Written problem
Under this line sits a listing. Repeat exactly and only its lines from the one holding "Convert this chart to pgfplots code." through the one holding "de los Pacientes"; skip pictures.

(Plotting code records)

━━━━

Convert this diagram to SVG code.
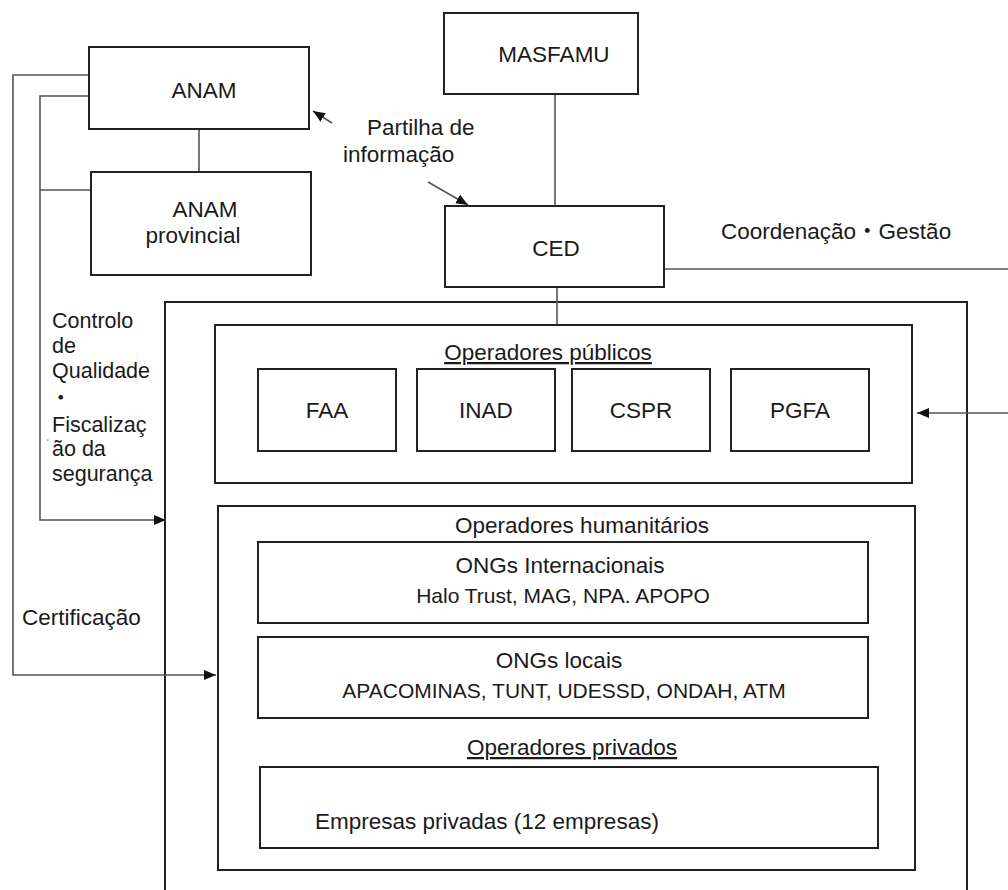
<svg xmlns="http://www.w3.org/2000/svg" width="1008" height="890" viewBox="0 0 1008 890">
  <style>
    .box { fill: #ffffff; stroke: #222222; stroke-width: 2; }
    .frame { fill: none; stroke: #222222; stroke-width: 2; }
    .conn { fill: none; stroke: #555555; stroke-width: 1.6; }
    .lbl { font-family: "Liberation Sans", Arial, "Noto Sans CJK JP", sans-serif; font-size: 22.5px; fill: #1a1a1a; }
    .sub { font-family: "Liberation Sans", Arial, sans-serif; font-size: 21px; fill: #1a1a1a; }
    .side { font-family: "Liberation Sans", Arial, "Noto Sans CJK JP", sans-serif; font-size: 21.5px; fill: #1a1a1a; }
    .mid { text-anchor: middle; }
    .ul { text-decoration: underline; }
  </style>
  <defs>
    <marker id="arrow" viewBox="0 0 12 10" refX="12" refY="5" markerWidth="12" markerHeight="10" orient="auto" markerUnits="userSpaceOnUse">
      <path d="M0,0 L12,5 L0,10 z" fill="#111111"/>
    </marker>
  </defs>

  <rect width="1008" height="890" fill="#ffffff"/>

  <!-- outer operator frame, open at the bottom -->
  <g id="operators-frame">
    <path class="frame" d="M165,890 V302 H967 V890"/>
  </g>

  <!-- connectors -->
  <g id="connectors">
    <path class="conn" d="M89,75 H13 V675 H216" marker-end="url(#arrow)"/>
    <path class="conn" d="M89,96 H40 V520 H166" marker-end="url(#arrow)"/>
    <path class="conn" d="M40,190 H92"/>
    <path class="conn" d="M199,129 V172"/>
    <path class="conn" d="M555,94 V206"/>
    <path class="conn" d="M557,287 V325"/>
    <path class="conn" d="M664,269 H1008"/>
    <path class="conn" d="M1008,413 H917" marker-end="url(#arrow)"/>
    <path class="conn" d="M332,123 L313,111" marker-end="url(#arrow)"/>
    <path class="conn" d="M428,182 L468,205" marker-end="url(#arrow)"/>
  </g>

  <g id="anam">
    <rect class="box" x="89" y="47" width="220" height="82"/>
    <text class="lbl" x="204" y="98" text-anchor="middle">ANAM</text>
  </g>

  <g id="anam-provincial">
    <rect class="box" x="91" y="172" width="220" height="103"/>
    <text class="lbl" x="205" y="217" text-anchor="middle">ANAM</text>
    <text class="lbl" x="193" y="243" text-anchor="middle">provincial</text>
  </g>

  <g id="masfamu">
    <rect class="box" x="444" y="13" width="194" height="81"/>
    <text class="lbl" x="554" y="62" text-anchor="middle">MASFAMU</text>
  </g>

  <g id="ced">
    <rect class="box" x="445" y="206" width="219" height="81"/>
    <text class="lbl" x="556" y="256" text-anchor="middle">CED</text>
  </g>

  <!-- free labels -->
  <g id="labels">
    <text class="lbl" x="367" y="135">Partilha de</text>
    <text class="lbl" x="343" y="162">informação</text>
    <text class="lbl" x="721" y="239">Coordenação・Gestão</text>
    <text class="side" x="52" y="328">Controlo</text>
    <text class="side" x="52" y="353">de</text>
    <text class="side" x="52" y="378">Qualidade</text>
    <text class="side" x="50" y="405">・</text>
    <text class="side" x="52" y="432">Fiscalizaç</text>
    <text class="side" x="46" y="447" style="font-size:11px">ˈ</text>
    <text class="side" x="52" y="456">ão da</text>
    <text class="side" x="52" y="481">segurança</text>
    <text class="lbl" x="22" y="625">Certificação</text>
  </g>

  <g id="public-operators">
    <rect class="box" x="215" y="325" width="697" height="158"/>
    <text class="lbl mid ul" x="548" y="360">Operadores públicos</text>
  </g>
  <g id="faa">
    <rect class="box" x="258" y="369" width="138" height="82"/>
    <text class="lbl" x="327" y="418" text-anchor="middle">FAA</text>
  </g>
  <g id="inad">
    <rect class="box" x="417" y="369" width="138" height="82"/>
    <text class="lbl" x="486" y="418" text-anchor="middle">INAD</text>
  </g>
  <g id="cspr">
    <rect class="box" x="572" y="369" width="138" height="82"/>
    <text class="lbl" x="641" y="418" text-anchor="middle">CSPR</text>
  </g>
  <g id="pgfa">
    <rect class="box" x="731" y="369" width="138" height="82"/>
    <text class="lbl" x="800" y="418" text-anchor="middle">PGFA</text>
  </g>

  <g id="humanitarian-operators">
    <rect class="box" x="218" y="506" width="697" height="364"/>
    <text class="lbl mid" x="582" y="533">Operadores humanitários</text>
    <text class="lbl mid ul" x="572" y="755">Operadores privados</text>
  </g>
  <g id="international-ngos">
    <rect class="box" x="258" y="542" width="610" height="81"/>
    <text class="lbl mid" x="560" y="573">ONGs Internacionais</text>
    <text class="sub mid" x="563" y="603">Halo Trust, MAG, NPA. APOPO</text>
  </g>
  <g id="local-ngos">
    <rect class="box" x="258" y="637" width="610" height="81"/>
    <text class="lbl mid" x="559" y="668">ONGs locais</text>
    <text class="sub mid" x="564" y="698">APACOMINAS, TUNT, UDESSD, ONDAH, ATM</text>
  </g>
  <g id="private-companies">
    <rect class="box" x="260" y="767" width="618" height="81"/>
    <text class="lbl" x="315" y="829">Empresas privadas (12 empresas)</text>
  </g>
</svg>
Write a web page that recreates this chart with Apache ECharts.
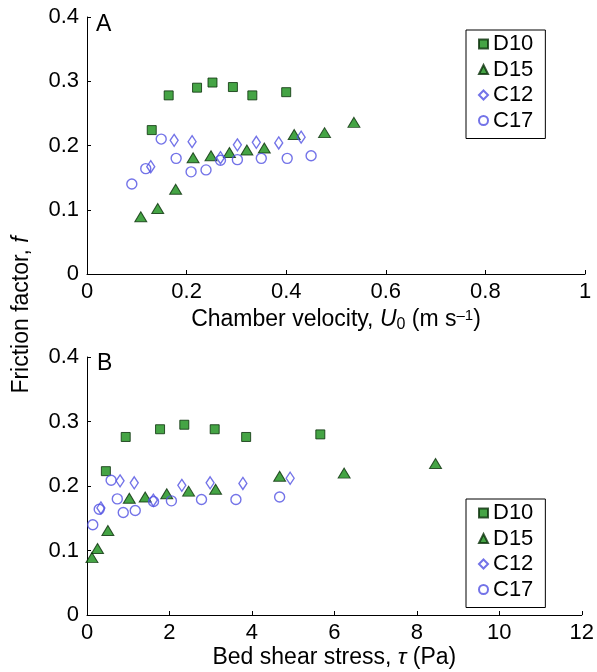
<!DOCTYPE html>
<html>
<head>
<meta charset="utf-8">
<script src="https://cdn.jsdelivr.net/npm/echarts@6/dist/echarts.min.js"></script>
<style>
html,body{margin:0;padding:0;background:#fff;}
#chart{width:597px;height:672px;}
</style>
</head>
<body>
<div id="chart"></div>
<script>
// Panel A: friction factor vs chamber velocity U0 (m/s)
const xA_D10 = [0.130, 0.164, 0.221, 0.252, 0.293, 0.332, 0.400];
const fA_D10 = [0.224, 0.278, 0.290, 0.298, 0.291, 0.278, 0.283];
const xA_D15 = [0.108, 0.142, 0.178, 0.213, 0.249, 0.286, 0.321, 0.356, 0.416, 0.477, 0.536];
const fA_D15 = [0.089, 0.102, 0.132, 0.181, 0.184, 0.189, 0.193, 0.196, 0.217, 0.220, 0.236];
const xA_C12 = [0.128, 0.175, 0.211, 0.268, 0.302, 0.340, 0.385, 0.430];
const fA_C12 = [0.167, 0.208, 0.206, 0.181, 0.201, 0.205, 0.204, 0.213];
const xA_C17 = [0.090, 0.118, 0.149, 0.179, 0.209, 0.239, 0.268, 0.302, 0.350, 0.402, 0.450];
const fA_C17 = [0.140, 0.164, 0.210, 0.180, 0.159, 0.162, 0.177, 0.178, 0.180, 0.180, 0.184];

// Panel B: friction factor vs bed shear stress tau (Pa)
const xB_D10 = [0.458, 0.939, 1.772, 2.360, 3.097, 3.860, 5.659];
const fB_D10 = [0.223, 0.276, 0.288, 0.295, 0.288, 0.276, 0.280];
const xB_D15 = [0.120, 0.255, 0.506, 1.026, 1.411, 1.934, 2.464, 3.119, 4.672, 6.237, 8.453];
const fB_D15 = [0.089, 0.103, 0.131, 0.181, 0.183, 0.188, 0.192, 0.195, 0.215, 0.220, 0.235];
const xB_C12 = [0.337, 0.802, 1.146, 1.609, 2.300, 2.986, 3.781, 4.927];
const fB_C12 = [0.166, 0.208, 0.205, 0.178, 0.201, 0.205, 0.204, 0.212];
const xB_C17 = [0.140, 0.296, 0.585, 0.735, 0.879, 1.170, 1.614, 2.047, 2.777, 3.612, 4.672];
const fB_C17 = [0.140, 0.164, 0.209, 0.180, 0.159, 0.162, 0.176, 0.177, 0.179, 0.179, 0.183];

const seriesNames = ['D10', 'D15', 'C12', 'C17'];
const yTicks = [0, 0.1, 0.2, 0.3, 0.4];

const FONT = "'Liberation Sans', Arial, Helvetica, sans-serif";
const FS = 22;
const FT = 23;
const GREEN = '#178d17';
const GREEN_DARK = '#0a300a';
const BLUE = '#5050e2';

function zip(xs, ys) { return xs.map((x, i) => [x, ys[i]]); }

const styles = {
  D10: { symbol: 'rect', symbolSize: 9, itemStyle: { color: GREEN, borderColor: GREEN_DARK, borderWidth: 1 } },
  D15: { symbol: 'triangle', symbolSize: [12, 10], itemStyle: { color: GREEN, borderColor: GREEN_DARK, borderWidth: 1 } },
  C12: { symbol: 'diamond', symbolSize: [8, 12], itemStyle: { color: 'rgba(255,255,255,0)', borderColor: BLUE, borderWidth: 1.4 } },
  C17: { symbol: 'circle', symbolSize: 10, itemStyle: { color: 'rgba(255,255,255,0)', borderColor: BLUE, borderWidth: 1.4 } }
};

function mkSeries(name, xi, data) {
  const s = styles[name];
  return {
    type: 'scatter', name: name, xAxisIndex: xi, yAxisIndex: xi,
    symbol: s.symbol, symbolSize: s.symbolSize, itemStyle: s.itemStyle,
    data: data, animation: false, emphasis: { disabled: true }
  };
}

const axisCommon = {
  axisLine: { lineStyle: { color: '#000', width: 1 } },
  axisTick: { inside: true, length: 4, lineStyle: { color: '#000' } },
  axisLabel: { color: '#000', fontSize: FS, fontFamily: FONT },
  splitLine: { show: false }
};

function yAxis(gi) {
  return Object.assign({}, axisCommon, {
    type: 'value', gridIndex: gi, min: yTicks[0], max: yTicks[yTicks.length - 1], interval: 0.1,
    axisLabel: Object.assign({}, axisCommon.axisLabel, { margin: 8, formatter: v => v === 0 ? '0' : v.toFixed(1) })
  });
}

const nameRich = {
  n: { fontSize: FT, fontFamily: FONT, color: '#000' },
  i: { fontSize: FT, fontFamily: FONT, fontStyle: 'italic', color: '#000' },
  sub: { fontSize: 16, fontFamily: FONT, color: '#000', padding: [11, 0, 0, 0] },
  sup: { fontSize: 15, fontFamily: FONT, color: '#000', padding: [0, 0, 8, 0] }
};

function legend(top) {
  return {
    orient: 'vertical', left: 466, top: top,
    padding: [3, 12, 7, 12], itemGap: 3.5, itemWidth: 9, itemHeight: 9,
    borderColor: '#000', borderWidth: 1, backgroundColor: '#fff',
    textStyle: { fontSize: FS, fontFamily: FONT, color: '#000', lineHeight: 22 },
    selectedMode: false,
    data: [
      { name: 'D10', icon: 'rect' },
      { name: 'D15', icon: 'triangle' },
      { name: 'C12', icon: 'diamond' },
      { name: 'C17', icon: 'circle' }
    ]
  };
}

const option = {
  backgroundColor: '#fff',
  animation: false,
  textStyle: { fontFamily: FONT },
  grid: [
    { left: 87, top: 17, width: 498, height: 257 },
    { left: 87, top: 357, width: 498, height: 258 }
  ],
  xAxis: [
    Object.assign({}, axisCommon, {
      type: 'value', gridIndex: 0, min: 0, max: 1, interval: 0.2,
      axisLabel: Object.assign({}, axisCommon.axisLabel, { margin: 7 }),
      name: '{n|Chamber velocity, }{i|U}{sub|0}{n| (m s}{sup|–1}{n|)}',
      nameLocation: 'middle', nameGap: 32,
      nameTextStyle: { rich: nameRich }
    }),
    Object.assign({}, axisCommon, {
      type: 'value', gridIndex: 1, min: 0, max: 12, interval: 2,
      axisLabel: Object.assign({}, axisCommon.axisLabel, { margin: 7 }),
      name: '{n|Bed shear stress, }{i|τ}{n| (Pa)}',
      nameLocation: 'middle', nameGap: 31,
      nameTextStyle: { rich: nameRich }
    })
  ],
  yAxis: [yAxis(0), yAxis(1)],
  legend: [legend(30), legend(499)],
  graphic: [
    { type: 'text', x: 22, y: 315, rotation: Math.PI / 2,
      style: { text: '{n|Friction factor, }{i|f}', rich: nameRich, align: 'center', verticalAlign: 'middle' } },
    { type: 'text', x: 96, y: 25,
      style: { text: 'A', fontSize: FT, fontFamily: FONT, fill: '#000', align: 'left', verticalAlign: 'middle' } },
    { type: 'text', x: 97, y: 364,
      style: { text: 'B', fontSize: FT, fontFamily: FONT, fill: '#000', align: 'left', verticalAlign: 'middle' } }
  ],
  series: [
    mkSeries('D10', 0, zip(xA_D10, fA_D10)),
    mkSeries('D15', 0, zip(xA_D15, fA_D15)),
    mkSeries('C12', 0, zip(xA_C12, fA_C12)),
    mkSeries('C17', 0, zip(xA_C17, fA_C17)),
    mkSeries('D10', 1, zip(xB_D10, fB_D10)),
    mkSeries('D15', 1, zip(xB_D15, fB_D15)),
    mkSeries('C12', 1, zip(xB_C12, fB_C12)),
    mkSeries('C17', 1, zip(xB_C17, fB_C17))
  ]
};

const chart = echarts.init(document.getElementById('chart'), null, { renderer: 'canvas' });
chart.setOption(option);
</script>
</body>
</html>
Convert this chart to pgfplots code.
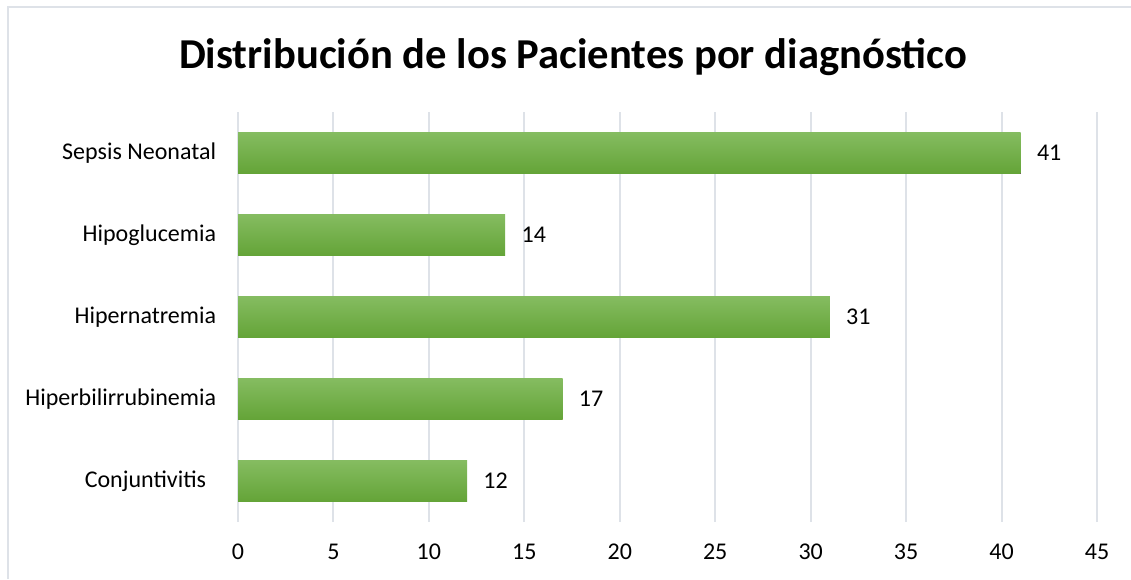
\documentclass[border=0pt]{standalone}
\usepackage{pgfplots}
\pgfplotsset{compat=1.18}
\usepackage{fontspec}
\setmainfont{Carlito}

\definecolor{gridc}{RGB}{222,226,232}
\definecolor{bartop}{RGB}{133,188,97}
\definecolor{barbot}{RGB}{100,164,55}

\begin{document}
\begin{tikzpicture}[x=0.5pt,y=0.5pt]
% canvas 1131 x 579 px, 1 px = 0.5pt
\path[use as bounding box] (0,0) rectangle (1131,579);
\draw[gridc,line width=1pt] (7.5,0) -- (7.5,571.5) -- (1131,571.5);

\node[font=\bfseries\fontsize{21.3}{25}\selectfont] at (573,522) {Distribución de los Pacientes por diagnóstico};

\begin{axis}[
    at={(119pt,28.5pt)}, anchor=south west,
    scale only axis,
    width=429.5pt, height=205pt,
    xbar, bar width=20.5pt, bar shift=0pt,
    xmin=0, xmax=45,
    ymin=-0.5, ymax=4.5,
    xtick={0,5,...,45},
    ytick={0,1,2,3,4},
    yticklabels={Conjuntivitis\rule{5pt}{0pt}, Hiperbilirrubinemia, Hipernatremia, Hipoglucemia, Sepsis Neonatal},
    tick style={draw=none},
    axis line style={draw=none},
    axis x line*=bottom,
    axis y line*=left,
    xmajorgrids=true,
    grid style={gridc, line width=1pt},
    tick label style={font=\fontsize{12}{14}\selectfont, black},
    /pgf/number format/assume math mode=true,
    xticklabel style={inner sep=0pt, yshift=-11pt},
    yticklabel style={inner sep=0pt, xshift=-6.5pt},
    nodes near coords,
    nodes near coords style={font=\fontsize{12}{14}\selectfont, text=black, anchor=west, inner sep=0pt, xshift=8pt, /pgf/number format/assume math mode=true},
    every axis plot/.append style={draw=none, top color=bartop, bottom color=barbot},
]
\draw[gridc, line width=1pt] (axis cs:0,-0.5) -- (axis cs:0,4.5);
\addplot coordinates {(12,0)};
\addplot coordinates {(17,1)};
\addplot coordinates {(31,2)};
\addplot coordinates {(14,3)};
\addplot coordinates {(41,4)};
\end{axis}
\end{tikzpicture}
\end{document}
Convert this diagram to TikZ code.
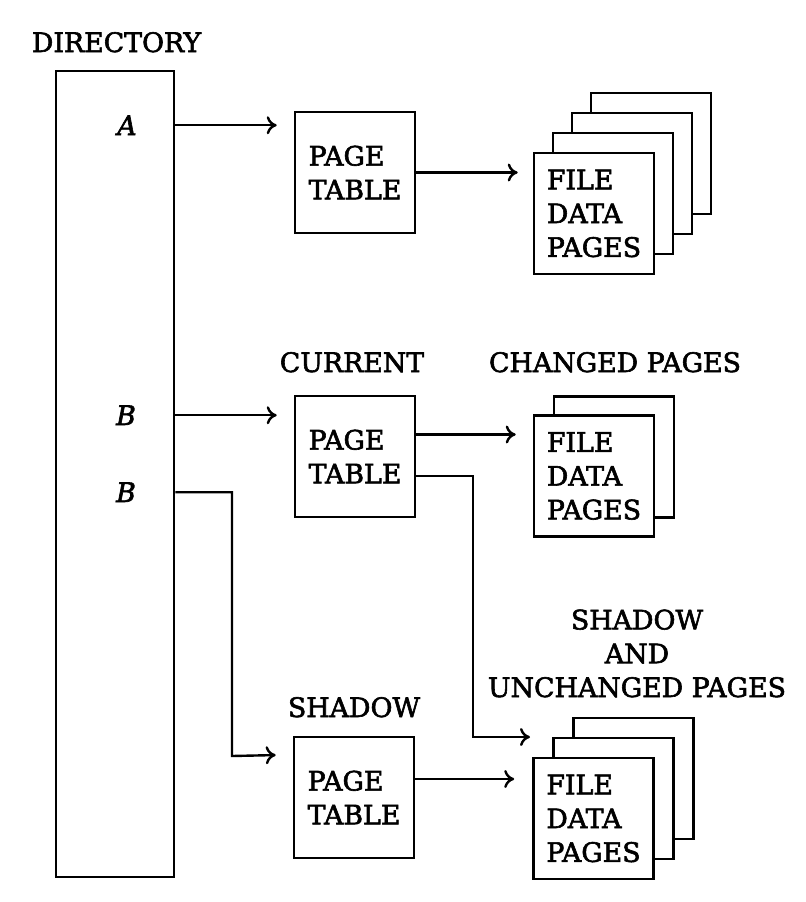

━━━━

Full response
Convert this chart to pgfplots code.
\documentclass[border=0pt]{standalone}
\usepackage{pgfplots}
\pgfplotsset{compat=1.18}
\usepackage{fontspec}
\setmainfont{Carlito}

\definecolor{gridc}{RGB}{222,226,232}
\definecolor{bartop}{RGB}{133,188,97}
\definecolor{barbot}{RGB}{100,164,55}

\begin{document}
\begin{tikzpicture}[x=0.5pt,y=0.5pt]
% canvas 1131 x 579 px, 1 px = 0.5pt
\path[use as bounding box] (0,0) rectangle (1131,579);
\draw[gridc,line width=1pt] (7.5,0) -- (7.5,571.5) -- (1131,571.5);

\node[font=\bfseries\fontsize{21.3}{25}\selectfont] at (573,522) {Distribución de los Pacientes por diagnóstico};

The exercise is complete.